The bad news: After percolating through subcommittee and getting yeaed and nayed half to death, Senate Bill 432 is headed to the Senate Floor today. SB 432, please recall, is the bill that would prevent pediatricians from asking parents whether they own a gun. (Pediatricians generally ask parents about guns so as to determine whether to share gun safety advice.) SB 432 is a bill constructed of pure paranoia, born of the fear that some pediatrician's gun ownership database will be used by an oppressive government to round up patriots' firearms. (Note to legislators: If you think it's part of your job to forestall The Cohen Act, pediatricians are the least of your problems.)

The good news: Senate Bill 432 was too crazy to pass, so it's been rewritten almost unto meaninglessness. Now, pediatricians can't ask about gun ownership unless they think the question is relevant to a child's health. Since the only reason a pediatrician might ask about gun ownership is because of guns' well-documented potential for punching holes in children's bodies and since having a hole punched in one's body is, with a few notable exceptions, considered harmful to one's health -- yeah, pediatricians are pretty much in the clear. All Senate Bill 432 will prevent them from doing is compiling a database of gun owners and refusing the right to service based on a patient's answer to gun-related questions. Which sounds just fine.

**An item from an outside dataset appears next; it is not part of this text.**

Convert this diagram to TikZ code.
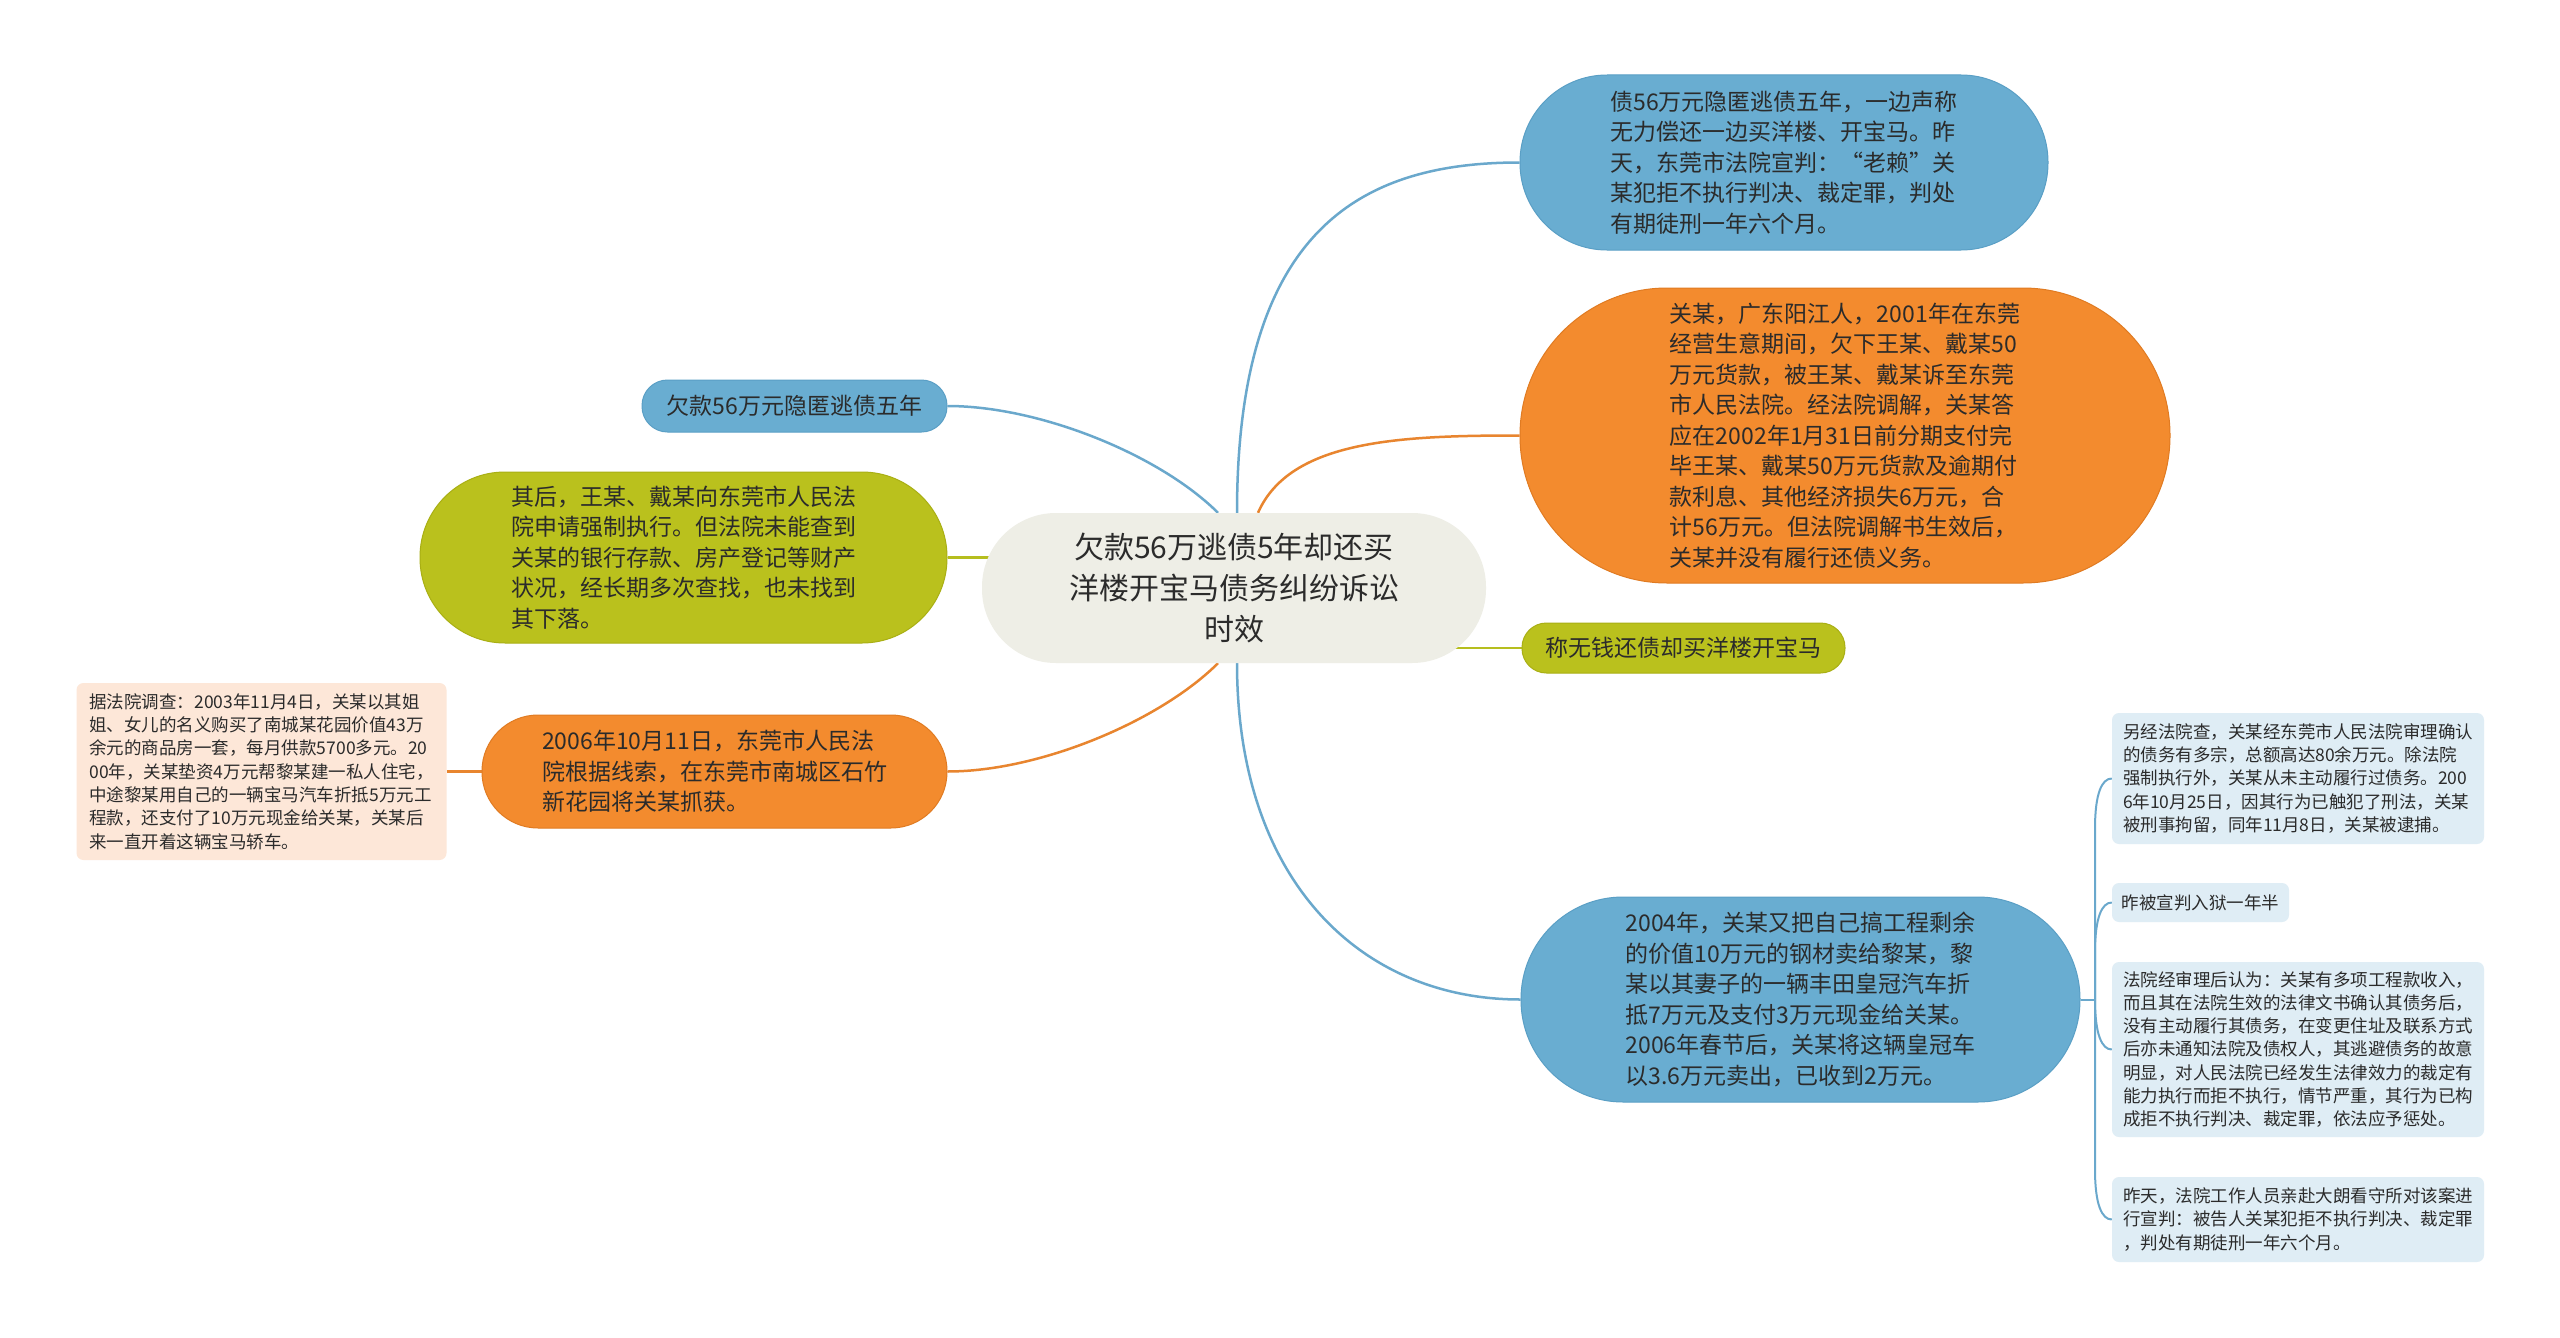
\documentclass[tikz,border=0pt]{standalone}
\usepackage{fontspec}
\setmainfont{Noto Sans CJK SC}
\usetikzlibrary{calc,backgrounds}
\definecolor{cblue}{HTML}{69ADD1}
\definecolor{cbluedk}{HTML}{5A9FC5}
\definecolor{corange}{HTML}{F38B2E}
\definecolor{corangedk}{HTML}{E07B22}
\definecolor{cgreen}{HTML}{BAC11D}
\definecolor{cgreendk}{HTML}{A9AF14}
\definecolor{ccenter}{HTML}{EEEEE6}
\definecolor{cpeach}{HTML}{FDE7D8}
\definecolor{cnote}{HTML}{DFEDF5}
\definecolor{txt}{HTML}{2B2B2B}
\definecolor{lblue}{HTML}{6AA8CC}
\definecolor{lorange}{HTML}{E8852F}
\definecolor{lgreen}{HTML}{B6BE1E}
\begin{document}
\begin{tikzpicture}[x=1pt,y=-1pt,
  box/.style={inner sep=0pt, align=left, text=txt, font=\fontsize{23}{30.5}\selectfont},
  bluebox/.style={box, fill=cblue, draw=cbluedk, line width=1pt},
  orangebox/.style={box, fill=corange, draw=corangedk, line width=1pt},
  greenbox/.style={box, fill=cgreen, draw=cgreendk, line width=1pt},
  notebox/.style={inner sep=0pt, align=left, text=txt, rounded corners=7pt, font=\fontsize{17.5}{23.3}\selectfont},
  lb/.style={draw=lblue, line width=2.5pt},
  lo/.style={draw=lorange, line width=2.5pt},
  lg/.style={draw=lgreen, line width=2.5pt},
  lb2/.style={draw=lblue, line width=2pt}
]
\useasboundingbox (0,0) rectangle (2560,1338);

% central topic
\node[fill=ccenter, inner sep=0pt, rounded corners=74pt, minimum width=504pt, minimum height=150pt,
      align=center, text=txt, font=\fontsize{30}{41}\selectfont] (c) at (1234,588)
  {欠款56万逃债5年却还买\\洋楼开宝马债务纠纷诉讼\\时效};

% right side
\node[bluebox, rounded corners=87pt, minimum width=528pt, minimum height=175pt] (tb) at (1784,162.5)
  {债56万元隐匿逃债五年，一边声称\\无力偿还一边买洋楼、开宝马。昨\\天，东莞市法院宣判：“老赖”关\\某犯拒不执行判决、裁定罪，判处\\有期徒刑一年六个月。};

\node[orangebox, rounded corners=147pt, minimum width=650pt, minimum height=295pt] (ro) at (1845,435.5)
  {关某，广东阳江人，2001年在东莞\\经营生意期间，欠下王某、戴某50\\万元货款，被王某、戴某诉至东莞\\市人民法院。经法院调解，关某答\\应在2002年1月31日前分期支付完\\毕王某、戴某50万元货款及逾期付\\款利息、其他经济损失6万元，合\\计56万元。但法院调解书生效后，\\关某并没有履行还债义务。};

\node[greenbox, rounded corners=24.5pt, minimum width=323pt, minimum height=50pt] (rg) at (1683.5,648)
  {称无钱还债却买洋楼开宝马};

\node[bluebox, rounded corners=102pt, minimum width=559pt, minimum height=205pt] (bb) at (1800.5,999.5)
  {2004年，关某又把自己搞工程剩余\\的价值10万元的钢材卖给黎某，黎\\某以其妻子的一辆丰田皇冠汽车折\\抵7万元及支付3万元现金给关某。\\2006年春节后，关某将这辆皇冠车\\以3.6万元卖出，已收到2万元。};

% right notes
\node[notebox, fill=cnote, minimum width=372pt, minimum height=131pt] (n1) at (2298,778.5)
  {另经法院查，关某经东莞市人民法院审理确认\\的债务有多宗，总额高达80余万元。除法院\\强制执行外，关某从未主动履行过债务。200\\6年10月25日，因其行为已触犯了刑法，关某\\被刑事拘留，同年11月8日，关某被逮捕。};
\node[notebox, fill=cnote, minimum width=177pt, minimum height=39pt] (n2) at (2200.5,902.5)
  {昨被宣判入狱一年半};
\node[notebox, fill=cnote, minimum width=372pt, minimum height=175pt] (n3) at (2298,1049.5)
  {法院经审理后认为：关某有多项工程款收入，\\而且其在法院生效的法律文书确认其债务后，\\没有主动履行其债务，在变更住址及联系方式\\后亦未通知法院及债权人，其逃避债务的故意\\明显，对人民法院已经发生法律效力的裁定有\\能力执行而拒不执行，情节严重，其行为已构\\成拒不执行判决、裁定罪，依法应予惩处。};
\node[notebox, fill=cnote, minimum width=372pt, minimum height=85pt] (n4) at (2298,1219.5)
  {昨天，法院工作人员亲赴大朗看守所对该案进\\行宣判：被告人关某犯拒不执行判决、裁定罪\\，判处有期徒刑一年六个月。};

% left side
\node[bluebox, rounded corners=25.5pt, minimum width=305pt, minimum height=52pt] (lb) at (794.5,406)
  {欠款56万元隐匿逃债五年};

\node[greenbox, rounded corners=85pt, minimum width=527pt, minimum height=171pt] (lgr) at (683.5,557.5)
  {其后，王某、戴某向东莞市人民法\\院申请强制执行。但法院未能查到\\关某的银行存款、房产登记等财产\\状况，经长期多次查找，也未找到\\其下落。};

\node[orangebox, rounded corners=56pt, minimum width=465pt, minimum height=113pt] (lor) at (714.5,771.5)
  {2006年10月11日，东莞市人民法\\院根据线索，在东莞市南城区石竹\\新花园将关某抓获。};

\node[notebox, fill=cpeach, minimum width=370pt, minimum height=177pt] (pn) at (261.5,771.5)
  {据法院调查：2003年11月4日，关某以其姐\\姐、女儿的名义购买了南城某花园价值43万\\余元的商品房一套，每月供款5700多元。20\\00年，关某垫资4万元帮黎某建一私人住宅，\\中途黎某用自己的一辆宝马汽车折抵5万元工\\程款，还支付了10万元现金给关某，关某后\\来一直开着这辆宝马轿车。};

\coordinate (br) at (2095,999.5);

\begin{scope}[on background layer]
  \fill[white] (0,0) rectangle (2560,1338);
  % right connectors
  \draw[lb] ([xshift=3pt]c.north) .. controls (1237,230) and (1360,162.5) .. (tb.west);
  \draw[lo] ([xshift=24pt]c.north) .. controls (1290,440) and (1400,435.5) .. (ro.west);
  \draw[lg] (c.center |- rg.west) -- (rg.west);
  \draw[lb] ([xshift=3pt]c.south) .. controls (1237,880) and (1360,999.5) .. (bb.west);
  % left connectors
  \draw[lb] ([xshift=-16pt]c.north) .. controls (1160,455) and (1040,406) .. (lb.east);
  \draw[lg] (c.center |- lgr.east) -- (lgr.east);
  \draw[lo] ([xshift=-16pt]c.south) .. controls (1160,721) and (1040,771.5) .. (lor.east);
  \draw[lo] (pn.east) -- (lor.west);
  % bracket to notes
  \draw[lb2] (bb.east) -- (br);
  \draw[lb2] (br) -- ($(br|-n1.west)+(0,50)$) .. controls ($(br|-n1.west)+(0,15)$) and ($(n1.west)+(-10,0)$) .. (n1.west);
  \draw[lb2] (br) -- ($(br|-n2.west)+(0,50)$) .. controls ($(br|-n2.west)+(0,15)$) and ($(n2.west)+(-10,0)$) .. (n2.west);
  \draw[lb2] (br) -- ($(br|-n3.west)+(0,-50)$) .. controls ($(br|-n3.west)+(0,-15)$) and ($(n3.west)+(-10,0)$) .. (n3.west);
  \draw[lb2] (br) -- ($(br|-n4.west)+(0,-50)$) .. controls ($(br|-n4.west)+(0,-15)$) and ($(n4.west)+(-10,0)$) .. (n4.west);
\end{scope}
\end{tikzpicture}
\end{document}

The hilarious: Even in its denatured state, SB 432 is ironic in at least two ways. First, it's worth noting that SB 432's author, Sen. Jason Brodeur, has been pretty clear about his opposition to bureaucratic intrusion into patient-doctor relationships. It's also ironic that the NRA, when it's not extolling the virtues of SB 432, spends a great deal of time promulgating precisely the kind of gun-safety advice that pediatricians are wont to give gun-owning parents. Education, they insist, is the key to gun safety -- except when it comes from people, such as pediatricians, who mightn't be gun nuts, in which case it's oppressive and wrong.